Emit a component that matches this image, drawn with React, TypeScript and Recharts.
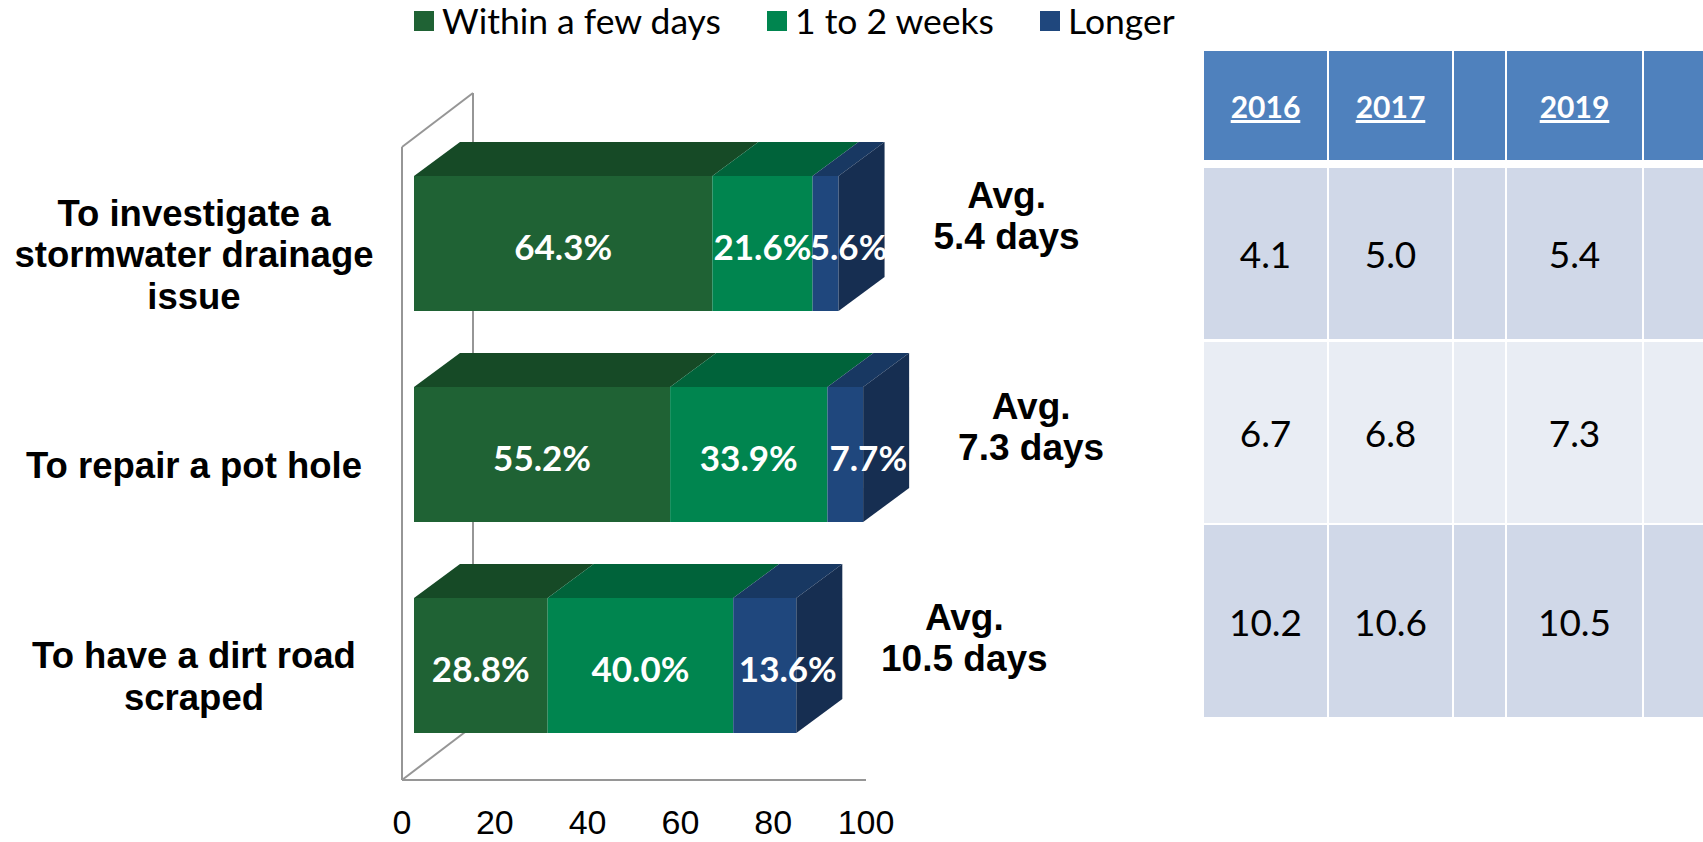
import { Bar, BarChart, LabelList, XAxis, YAxis } from "recharts"

// chart data
const categories = ["To investigate a\nstormwater drainage\nissue", "To repair a pot hole", "To have a dirt road\nscraped"]
const withinFewDays = [64.3, 55.2, 28.8]
const oneToTwoWeeks = [21.6, 33.9, 40.0]
const longer = [5.6, 7.7, 13.6]
const avgDays = [5.4, 7.3, 10.5]
const xTicks = [0, 20, 40, 60, 80, 100]
const seriesNames = ["Within a few days", "1 to 2 weeks", "Longer"]

// side table
const tableYears = ["2016", "2017", "", "2019", ""]
const days2016 = [4.1, 6.7, 10.2]
const days2017 = [5.0, 6.8, 10.6]
const days2018: number[] = []
const days2019 = [5.4, 7.3, 10.5]
const days2020: number[] = []

const data = categories.map((name, i) => ({
  name,
  within: withinFewDays[i],
  weeks: oneToTwoWeeks[i],
  longer: longer[i],
  avg: avgDays[i],
}))

const colors = {
  within: { front: "#1F6234", top: "#164A26" },
  weeks: { front: "#00854F", top: "#00633A" },
  longer: { front: "#1F477D", top: "#183862", side: "#162E51" },
}
const legendColors = [colors.within.front, colors.weeks.front, colors.longer.front]

const W = 1703
const H = 842
const PLOT = { left: 402, right: 866, top: 147, bottom: 780 }
const WALL = { dx: 71, dy: -54 } // depth of the back wall
const SHIFT = { dx: 12, dy: -9 } // bar front face offset into depth
const DEPTH = { dx: 46, dy: -34 } // bar depth

const ARIAL = "'Liberation Sans', Arial, sans-serif"
const CALIBRI = "Lato, 'Open Sans', sans-serif"
const GRID = "#969696"

function makeShape(c: { front: string; top: string; side?: string }) {
  return (props: any) => {
    const { x, y, width, height } = props
    if (!width || width <= 0) return <g />
    const fx = x + SHIFT.dx
    const fy = y + SHIFT.dy
    const top = `${fx},${fy} ${fx + width},${fy} ${fx + width + DEPTH.dx},${fy + DEPTH.dy} ${fx + DEPTH.dx},${fy + DEPTH.dy}`
    const side = `${fx + width},${fy} ${fx + width + DEPTH.dx},${fy + DEPTH.dy} ${fx + width + DEPTH.dx},${fy + height + DEPTH.dy} ${fx + width},${fy + height}`
    return (
      <g>
        <rect x={fx} y={fy} width={width} height={height} fill={c.front} />
        <polygon points={top} fill={c.top} />
        {c.side && <polygon points={side} fill={c.side} />}
      </g>
    )
  }
}

const valueLabel = (extraX: number) => (props: any) => {
  const { x, y, width, height, value } = props
  return (
    <text
      x={x + width / 2 + SHIFT.dx + extraX}
      y={y + height / 2 + SHIFT.dy + 2}
      textAnchor="middle"
      dominantBaseline="central"
      fill="#fff"
      fontFamily={CALIBRI}
      fontWeight={700}
      fontSize={35}
    >
      {Number(value).toFixed(1)}%
    </text>
  )
}

const avgLabel = (props: any) => {
  const { x, y, width, height, value } = props
  const cx = x + width + SHIFT.dx + 168
  const cy = y + height / 2 + SHIFT.dy
  return (
    <g fontFamily={ARIAL} fontWeight={700} fontSize={37} fill="#000" textAnchor="middle">
      <text x={cx} y={cy - 48} dominantBaseline="central">Avg.</text>
      <text x={cx} y={cy - 7} dominantBaseline="central">{value} days</text>
    </g>
  )
}

const renderYTick = (props: any) => {
  const { x, y, payload } = props
  const lines = String(payload.value).split("\n")
  const lh = 41.5
  const y0 = y + 2 - ((lines.length - 1) * lh) / 2
  return (
    <g>
      {lines.map((l, i) => (
        <text
          key={i}
          x={x - 200}
          y={y0 + i * lh}
          textAnchor="middle"
          dominantBaseline="central"
          fontFamily={ARIAL}
          fontWeight={700}
          fontSize={36.5}
          fill="#000"
        >
          {l}
        </text>
      ))}
    </g>
  )
}

const renderXTick = (props: any) => {
  const { x, payload } = props
  return (
    <text
      x={x}
      y={PLOT.bottom + 42}
      textAnchor="middle"
      dominantBaseline="central"
      fontFamily={ARIAL}
      fontSize={34}
      fill="#000"
    >
      {payload.value}
    </text>
  )
}

function Frame() {
  const { left, top, bottom } = PLOT
  return (
    <svg width={W} height={H} style={{ position: "absolute", left: 0, top: 0 }}>
      <g stroke={GRID} strokeWidth={2} fill="none">
        <line x1={left} y1={top} x2={left} y2={bottom} />
        <line x1={left + WALL.dx} y1={top + WALL.dy} x2={left + WALL.dx} y2={bottom + WALL.dy} />
        <line x1={left} y1={top} x2={left + WALL.dx} y2={top + WALL.dy} />
        <line x1={left} y1={bottom} x2={left + WALL.dx} y2={bottom + WALL.dy} />
      </g>
    </svg>
  )
}

function LegendRow() {
  return (
    <div
      style={{
        position: "absolute",
        left: 414,
        top: 0,
        height: 42,
        display: "flex",
        alignItems: "center",
        gap: 46,
        fontFamily: CALIBRI,
        fontSize: 35.5,
        lineHeight: "42px",
        color: "#000",
        whiteSpace: "nowrap",
      }}
    >
      {seriesNames.map((n, i) => (
        <div key={n} style={{ display: "flex", alignItems: "center" }}>
          <span style={{ width: 20, height: 20, background: legendColors[i], marginRight: 8 }} />
          <span>{n}</span>
        </div>
      ))}
    </div>
  )
}

function SideTable() {
  const colX = [1204, 1329, 1454, 1507, 1644]
  const colW = [123, 123, 51, 135, 59]
  const rows = [
    { y: 168, h: 171, bg: "#D0D8E8" },
    { y: 342, h: 181, bg: "#E9EDF4" },
    { y: 525, h: 192, bg: "#D0D8E8" },
  ]
  const cols = [days2016, days2017, days2018, days2019, days2020]
  const cell = (x: number, y: number, w: number, h: number, bg: string): React.CSSProperties => ({
    position: "absolute",
    left: x,
    top: y,
    width: w,
    height: h,
    background: bg,
    display: "flex",
    alignItems: "center",
    justifyContent: "center",
    fontFamily: CALIBRI,
  })
  return (
    <>
      {tableYears.map((yr, c) => (
        <div key={"h" + c} style={{ ...cell(colX[c], 51, colW[c], 109, "#4F81BD"), color: "#fff", fontWeight: 700, fontSize: 30, textDecoration: "underline" }}>
          {yr}
        </div>
      ))}
      {rows.map((r, ri) =>
        cols.map((vals, c) => (
          <div key={ri + "-" + c} style={{ ...cell(colX[c], r.y, colW[c], r.h, r.bg), color: "#000", fontSize: 37 }}>
            {vals[ri] !== undefined ? vals[ri].toFixed(1) : ""}
          </div>
        )),
      )}
    </>
  )
}

export default function App() {
  return (
    <div style={{ position: "relative", width: W, height: H, background: "#fff", overflow: "hidden" }}>
      <style>{"body{margin:0}"}</style>
      <Frame />
      <div style={{ position: "absolute", left: 0, top: 0 }}>
        <BarChart
          width={W}
          height={H}
          data={data}
          layout="vertical"
          margin={{ left: 0, top: PLOT.top, right: W - PLOT.right, bottom: 0 }}
        >
          <XAxis
            type="number"
            domain={[0, 100]}
            ticks={xTicks}
            interval={0}
            height={H - PLOT.bottom}
            axisLine={{ stroke: GRID, strokeWidth: 2 }}
            tickLine={false}
            tick={renderXTick}
          />
          <YAxis type="category" dataKey="name" width={PLOT.left} axisLine={false} tickLine={false} tick={renderYTick} interval={0} />
          <Bar dataKey="within" stackId="s" barSize={135} isAnimationActive={false} shape={makeShape(colors.within)}>
            <LabelList dataKey="within" content={valueLabel(0)} />
          </Bar>
          <Bar dataKey="weeks" stackId="s" barSize={135} isAnimationActive={false} shape={makeShape(colors.weeks)}>
            <LabelList dataKey="weeks" content={valueLabel(0)} />
          </Bar>
          <Bar dataKey="longer" stackId="s" barSize={135} isAnimationActive={false} shape={makeShape(colors.longer)}>
            <LabelList dataKey="longer" content={valueLabel(23)} />
            <LabelList dataKey="avg" content={avgLabel} />
          </Bar>
        </BarChart>
      </div>
      <LegendRow />
      <SideTable />
    </div>
  )
}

- - -

# DIRECTIONS
Which lines hold the word "React"? Copy all of them.

# RESPONSE TO THE TASK
Emit a component that matches this image, drawn with React, TypeScript and Recharts.
  const cell = (x: number, y: number, w: number, h: number, bg: string): React.CSSProperties => ({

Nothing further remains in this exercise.